In contrast to a small bit of deleveraging in the US following the great recession, credit expansion in Canada went into overdrive.

Will Canada’s debt frenzy stall, or will it implode?

Bloomberg reports Canada’s Credit Cycle Has Never Been This Desynchronized From the United States.

Canada has entered the very late innings of its super-charged private sector credit cycle, one that has completely decoupled from that of its largest trading partner, according to Macquarie Analyst David Doyle.

“Canada’s private sector nonfinancial debt to GDP ratio (includes household debt and non-financial business debt) has skyrocketed since 2005, rising by over 60 percentage points,” he wrote. “This is a greater magnitude of increase than occurred for the forty years prior (1965 to 2005).”

As a result of this prolonged binge, Canada’s private sector non-financial debt-to-GDP exceeds the comparable U.S. ratio by its highest level on record:

Canada US debt differentials

 

Doyle indicated that it was the smaller retreat in Canadian home prices and the continuation of the commodity supercycle the enabled the credit cycle in the Great White North to decouple so markedly from that of the world’s largest economy.
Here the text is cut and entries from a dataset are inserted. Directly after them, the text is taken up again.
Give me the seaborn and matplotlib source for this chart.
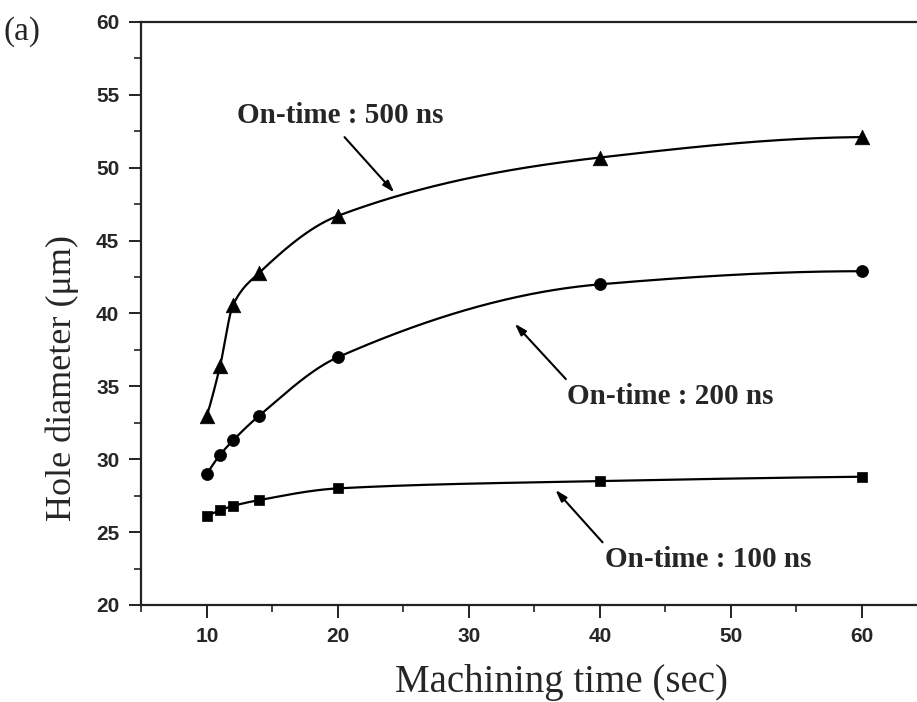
import numpy as np
import pandas as pd
import seaborn as sns
import matplotlib
matplotlib.use("Agg")
import matplotlib.pyplot as plt
from matplotlib.ticker import MultipleLocator

# Data

machining_time = [10, 11, 12, 14, 20, 40, 60]
dia_500ns = [33.0, 36.4, 40.6, 42.8, 46.7, 50.7, 52.1]
dia_200ns = [29.0, 30.3, 31.3, 33.0, 37.0, 42.0, 42.9]
dia_100ns = [26.1, 26.5, 26.8, 27.2, 28.0, 28.5, 28.8]

series_labels = ["On-time : 500 ns", "On-time : 200 ns", "On-time : 100 ns"]

# Smooth monotone curve through the points (PCHIP, numpy only)

def pchip(x, y, xs):
    x = np.asarray(x, float)
    y = np.asarray(y, float)
    h = np.diff(x)
    delta = np.diff(y) / h
    n = len(x)
    d = np.zeros(n)
    for k in range(1, n - 1):
        if delta[k - 1] * delta[k] > 0:
            w1 = 2 * h[k] + h[k - 1]
            w2 = h[k] + 2 * h[k - 1]
            d[k] = (w1 + w2) / (w1 / delta[k - 1] + w2 / delta[k])
    def end(h0, h1, d0, d1):
        v = ((2 * h0 + h1) * d0 - h0 * d1) / (h0 + h1)
        if np.sign(v) != np.sign(d0):
            v = 0.0
        elif np.sign(d0) != np.sign(d1) and abs(v) > abs(3 * d0):
            v = 3 * d0
        return v
    d[0] = end(h[0], h[1], delta[0], delta[1])
    d[-1] = end(h[-1], h[-2], delta[-1], delta[-2])
    idx = np.clip(np.searchsorted(x, xs) - 1, 0, n - 2)
    t = (xs - x[idx]) / h[idx]
    h00 = 2 * t**3 - 3 * t**2 + 1
    h10 = t**3 - 2 * t**2 + t
    h01 = -2 * t**3 + 3 * t**2
    h11 = t**3 - t**2
    return (h00 * y[idx] + h10 * h[idx] * d[idx]
            + h01 * y[idx + 1] + h11 * h[idx] * d[idx + 1])

xs = np.linspace(machining_time[0], machining_time[-1], 400)

#----------------------------PLOT------------------------

sns.set_style("ticks")
plt.rcParams['font.family'] = ['Liberation Sans', 'DejaVu Sans']

fig = plt.figure(figsize=(9.17, 7.02), dpi=100)
ax = fig.add_axes([0.1543, 0.1382, 0.857, 0.8305])

markers = ['^', 'o', 's']
sizes = [110, 75, 55]
for vals, m, s in zip([dia_500ns, dia_200ns, dia_100ns], markers, sizes):
    sns.lineplot(x=xs, y=pchip(machining_time, vals, xs), ax=ax,
                 color='black', linewidth=1.6)
    sns.scatterplot(x=machining_time, y=vals, ax=ax, marker=m, s=s,
                    color='black', edgecolor='black', linewidth=0.5, zorder=3)

ax.set_xlim(5, 65)
ax.set_ylim(20, 60)
ax.xaxis.set_major_locator(MultipleLocator(10))
ax.xaxis.set_minor_locator(MultipleLocator(5))
ax.yaxis.set_major_locator(MultipleLocator(5))
ax.yaxis.set_minor_locator(MultipleLocator(2.5))

for side in ['left', 'bottom', 'top', 'right']:
    ax.spines[side].set_linewidth(1.6)
    ax.spines[side].set_color('#222222')

ax.tick_params(which='major', direction='out', length=9, width=1.4,
               labelsize=15, color='#222222', pad=7)
ax.tick_params(which='minor', direction='out', length=5, width=1.2,
               color='#222222')
for lab in ax.get_xticklabels() + ax.get_yticklabels():
    lab.set_fontweight('bold')

ax.set_xlabel("Machining time (sec)", fontsize=28, family='Liberation Serif')
ax.set_ylabel("Hole diameter (\u03bcm)", fontsize=26, family='Liberation Serif')
ax.xaxis.set_label_coords(0.534, -0.102)
ax.yaxis.set_label_coords(-0.08, 0.39)

arrow = dict(arrowstyle='-|>,head_length=0.7,head_width=0.22', color='black',
             lw=1.5, shrinkA=0, shrinkB=0)
ann_font = dict(fontsize=21, fontweight='bold', family='Liberation Serif')

ax.annotate(series_labels[0], xy=(24.3, 48.3), xytext=(12.3, 53.6),
            textcoords='data', ha='left', va='center', **ann_font)
ax.annotate("", xy=(24.3, 48.3), xytext=(20.5, 52.1), arrowprops=arrow)

ax.annotate(series_labels[1], xy=(33.5, 39.3), xytext=(37.5, 34.3),
            ha='left', va='center', **ann_font)
ax.annotate("", xy=(33.5, 39.3), xytext=(37.4, 35.5), arrowprops=arrow)

ax.annotate(series_labels[2], xy=(36.6, 27.9), xytext=(40.4, 23.1),
            ha='left', va='center', **ann_font)
ax.annotate("", xy=(36.6, 27.9), xytext=(40.2, 24.3), arrowprops=arrow)

fig.text(0.004, 0.955, "(a)", fontsize=24, family='Liberation Serif',
         ha='left', va='center')

fig.savefig("out.png", dpi=100)
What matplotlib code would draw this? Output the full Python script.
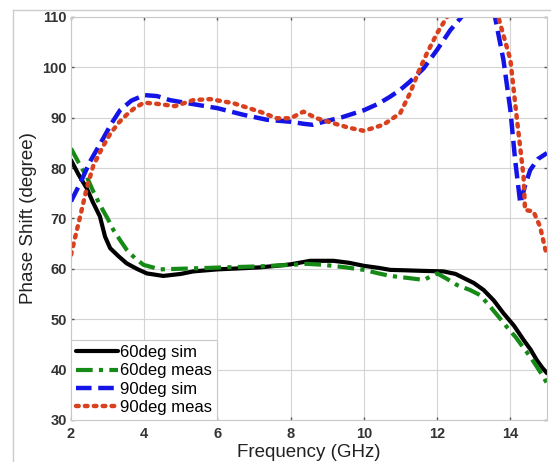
import matplotlib
matplotlib.use("Agg")
import matplotlib.pyplot as plt
from matplotlib.lines import Line2D

plt.rcParams['font.family'] = ['Liberation Sans', 'DejaVu Sans']

# 60deg sim (black solid)
f_60sim = [2.0, 2.2, 2.43, 2.6, 2.79, 2.93, 3.07, 3.3, 3.52, 3.8, 4.07, 4.52, 5.0, 5.34, 6.0, 6.6, 7.16, 7.6, 8.0, 8.53, 9.17, 9.6, 10.0, 10.4, 10.72, 11.2, 11.63, 12.17, 12.5, 12.72, 13.0, 13.27, 13.55, 13.81, 14.1, 14.36, 14.55, 14.72, 14.88, 15.0]
p_60sim = [81.6, 78.8, 76.0, 73.2, 70.4, 66.4, 64.1, 62.5, 61.1, 60.0, 59.1, 58.6, 59.0, 59.5, 59.9, 60.1, 60.3, 60.6, 60.9, 61.6, 61.6, 61.2, 60.6, 60.2, 59.8, 59.7, 59.6, 59.5, 59.0, 58.2, 57.2, 55.8, 53.7, 51.2, 48.7, 45.9, 44.0, 41.9, 40.3, 39.3]

# 60deg meas (green dash-dot)
f_60meas = [2.0, 2.2, 2.43, 2.6, 2.79, 3.0, 3.16, 3.35, 3.52, 3.75, 3.98, 4.43, 5.34, 6.2, 7.16, 8.0, 8.44, 8.9, 9.5, 10.0, 10.4, 10.72, 11.2, 11.63, 12.0, 12.27, 12.54, 12.9, 13.17, 13.45, 13.7, 13.9, 14.15, 14.36, 14.55, 14.72, 14.88, 15.0]
p_60meas = [83.9, 81.2, 78.3, 75.5, 72.7, 70.0, 67.7, 65.6, 63.8, 62.1, 60.8, 59.9, 60.1, 60.3, 60.5, 60.8, 61.0, 60.8, 60.3, 59.8, 59.1, 58.6, 58.2, 57.8, 59.1, 58.0, 56.8, 55.8, 54.8, 52.5, 50.3, 48.5, 46.4, 44.3, 42.5, 40.6, 38.8, 37.3]

# 90deg sim (blue dashed)
f_90sim = [2.0, 2.25, 2.52, 2.88, 3.1, 3.34, 3.65, 4.0, 4.35, 4.7, 5.34, 6.0, 6.7, 7.35, 8.0, 8.35, 8.6, 8.9, 9.4, 10.0, 10.4, 10.72, 11.0, 11.26, 11.63, 12.0, 12.36, 12.63, 12.9, 13.1, 13.35, 13.58, 13.81, 14.0, 14.13, 14.27, 14.4, 14.54, 14.75, 15.0]
p_90sim = [73.4, 77.0, 81.3, 85.9, 88.8, 91.5, 93.4, 94.5, 94.3, 93.5, 92.7, 91.9, 90.6, 89.6, 89.2, 88.8, 88.6, 89.2, 90.1, 91.5, 92.8, 94.2, 95.6, 97.2, 99.8, 103.5, 107.4, 109.7, 112.0, 113.0, 112.5, 110.0, 101.5, 91.5, 81.6, 73.0, 76.5, 79.6, 81.8, 83.0]

# 90deg meas (red dotted)
f_90meas = [2.0, 2.12, 2.25, 2.43, 2.61, 2.85, 3.07, 3.3, 3.52, 3.75, 4.0, 4.43, 4.84, 5.34, 5.8, 6.43, 7.16, 7.62, 8.0, 8.26, 8.35, 8.71, 9.17, 9.6, 10.0, 10.53, 10.99, 11.26, 11.49, 11.72, 12.0, 12.27, 12.6, 13.0, 13.4, 13.67, 14.0, 14.18, 14.36, 14.4, 14.63, 14.81, 14.98]
p_90meas = [62.8, 66.5, 70.4, 76.0, 80.5, 84.0, 86.8, 89.0, 90.6, 92.0, 93.0, 92.7, 92.3, 93.5, 93.7, 92.9, 91.2, 89.9, 89.9, 90.9, 91.2, 89.9, 88.9, 88.0, 87.4, 88.6, 90.9, 94.9, 99.1, 102.8, 106.8, 110.0, 113.0, 114.5, 113.0, 110.0, 101.5, 89.6, 78.3, 71.7, 71.4, 68.4, 63.1]

x_ticks = [2, 4, 6, 8, 10, 12, 14]
y_ticks = [30, 40, 50, 60, 70, 80, 90, 100, 110]
labels = ['60deg sim', '60deg meas', '90deg sim', '90deg meas']

fig = plt.figure(figsize=(5.51, 4.62), dpi=100)
ax = fig.add_axes([71/551, 1 - 420/462, (547 - 71)/551, (420 - 17)/462])

ax.plot(f_60sim, p_60sim, color='black', lw=3.0, solid_capstyle='round', label=labels[0])
ax.plot(f_60meas, p_60meas, color='#168a16', lw=3.0, linestyle=(0, (4, 1.5, 1, 1.5)), label=labels[1])
ax.plot(f_90sim, p_90sim, color='#1414e6', lw=3.2, linestyle=(0, (3.5, 1.5)), label=labels[2])
ax.plot(f_90meas, p_90meas, color='#d8401e', lw=3.2, linestyle=(0, (0.6, 1.4)), dash_capstyle='round', label=labels[3])

ax.set_xlim(2, 15)
ax.set_ylim(30, 110)
ax.set_xticks(x_ticks)
ax.set_yticks(y_ticks)
ax.grid(True, color='#d4d4d4', lw=0.8)
ax.set_axisbelow(True)
for s in ax.spines.values():
    s.set_color('#c8c8c8')
    s.set_linewidth(0.8)
ax.tick_params(direction='in', length=2, width=1, color='#555555', labelsize=10.5,
               labelcolor='#333333', top=True, right=True, pad=3)
ax.tick_params(axis='x', pad=5)
for lab in ax.get_xticklabels() + ax.get_yticklabels():
    lab.set_fontweight('bold')

ax.set_xlabel('Frequency (GHz)', fontsize=13.5, color='#222222', labelpad=2)
ax.set_ylabel('Phase Shift (degree)', fontsize=13.5, color='#222222', labelpad=4)

leg = ax.legend(loc='lower left', fontsize=12, handlelength=2.5, handletextpad=0.15,
                borderaxespad=0.0, fancybox=False, edgecolor='#c8c8c8', framealpha=1,
                labelspacing=0.2, borderpad=0.3)
leg.get_frame().set_linewidth(0.8)

# outer screenshot frame
fig.add_artist(Line2D([12.5/551, 1], [1 - 10/462, 1 - 10/462], color='#cccccc', lw=1, transform=fig.transFigure))
fig.add_artist(Line2D([12.5/551, 12.5/551], [0, 1 - 10/462], color='#cccccc', lw=1, transform=fig.transFigure))

fig.savefig('out.png', dpi=100)
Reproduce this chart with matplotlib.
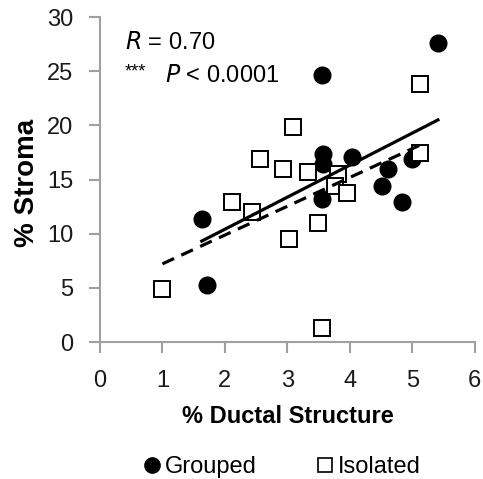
import matplotlib
matplotlib.use("Agg")
import matplotlib.pyplot as plt
import numpy as np

# --- data ---
grouped_x = [1.63, 1.72, 3.56, 5.41, 3.57, 3.57, 4.03, 3.55, 4.61, 4.51, 4.83, 4.99]
grouped_y = [11.4, 5.3, 24.7, 27.6, 17.4, 16.4, 17.1, 13.2, 16.0, 14.4, 12.9, 16.9]

isolated_x = [1.00, 2.11, 2.43, 2.56, 3.03, 2.93, 3.09, 3.33, 3.49, 3.55, 3.81, 3.76, 3.96, 5.12, 5.12]
isolated_y = [4.9, 12.9, 12.0, 16.9, 9.5, 16.0, 19.9, 15.7, 11.0, 1.3, 15.5, 14.4, 13.8, 17.5, 23.8]

# trend lines (slope, intercept) as drawn
fit_grouped = (2.96, 4.50)
fit_isolated = (2.66, 4.56)

plt.rcParams["font.family"] = ["Liberation Sans", "DejaVu Sans"]
AXIS_GRAY = "#a0a0a0"
FS = 17

fig = plt.figure(figsize=(4.83, 4.79), dpi=100)
ax = fig.add_axes([0.207, 0.286, 0.776, 0.678])

ax.plot(grouped_x, grouped_y, "o", ms=12, color="black", zorder=3)
ax.plot(isolated_x, isolated_y, "s", ms=11.5, mfc="white", mec="black", mew=1.4, zorder=3)

# regression lines over each group's x range
for (m, b), xs, ls in [(fit_grouped, grouped_x, "-"), (fit_isolated, isolated_x, (0, (4, 2.5)))]:
    xx = np.array([min(xs), max(xs)])
    ax.plot(xx, m * xx + b, color="black", lw=2.3, linestyle=ls, zorder=4)

ax.set_xlim(0, 6)
ax.set_ylim(0, 30)
ax.set_xticks(range(0, 7))
ax.set_yticks(range(0, 31, 5))

for side in ["top", "right"]:
    ax.spines[side].set_visible(False)
for side in ["left", "bottom"]:
    ax.spines[side].set_color(AXIS_GRAY)
    ax.spines[side].set_linewidth(1.5)
ax.tick_params(colors=AXIS_GRAY, width=1.5, length=8, labelsize=FS, labelcolor="#1a1a1a")
ax.tick_params(axis="x", pad=12)
ax.tick_params(axis="y", pad=11)

ax.set_xlabel("% Ductal Structure", fontsize=FS, fontweight="bold")
ax.xaxis.set_label_coords(0.5, -0.195)
ax.set_ylabel("% Stroma", fontsize=20, fontweight="bold")
ax.yaxis.set_label_coords(-0.16, 0.49)

ax.text(0.4, 27.6, r"$\it{R}$ = 0.70", fontsize=FS, va="center", ha="left")
ax.text(0.4, 24.9, "***", fontsize=13, va="center", ha="left")
ax.text(1.04, 24.6, r"$\it{P}$ < 0.0001", fontsize=FS, va="center", ha="left")

fig.legend(handles=[
    plt.Line2D([], [], marker="o", ls="none", color="black", ms=11),
    plt.Line2D([], [], marker="s", ls="none", mfc="white", mec="black", mew=1.2, ms=10.5)],
    labels=["Grouped", "Isolated"], loc="center", bbox_to_anchor=(0.581, 0.025),
    ncol=2, frameon=False, fontsize=FS, handletextpad=0.05, columnspacing=2.4,
    handlelength=1.0)

fig.savefig("out.png", dpi=100)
A best-case scenario for Canada would see the nation muddle through with a few years of sluggish growth, judged Doyle. Fiscal stimulus, a modest pick-up in non-energy goods exports, and growth in the export-oriented segments of the services sector could provide significant offset to the deterioration in credit-sensitive sectors that the analyst sees in the offing.

“We do see a path out, I don’t know if I’d call it a beautiful one, but Canada doesn’t have to look like the U.S. in 2008-2009,” said Doyle.

Forget about the best case scenario. Canada will be lucky to escape outright implosion.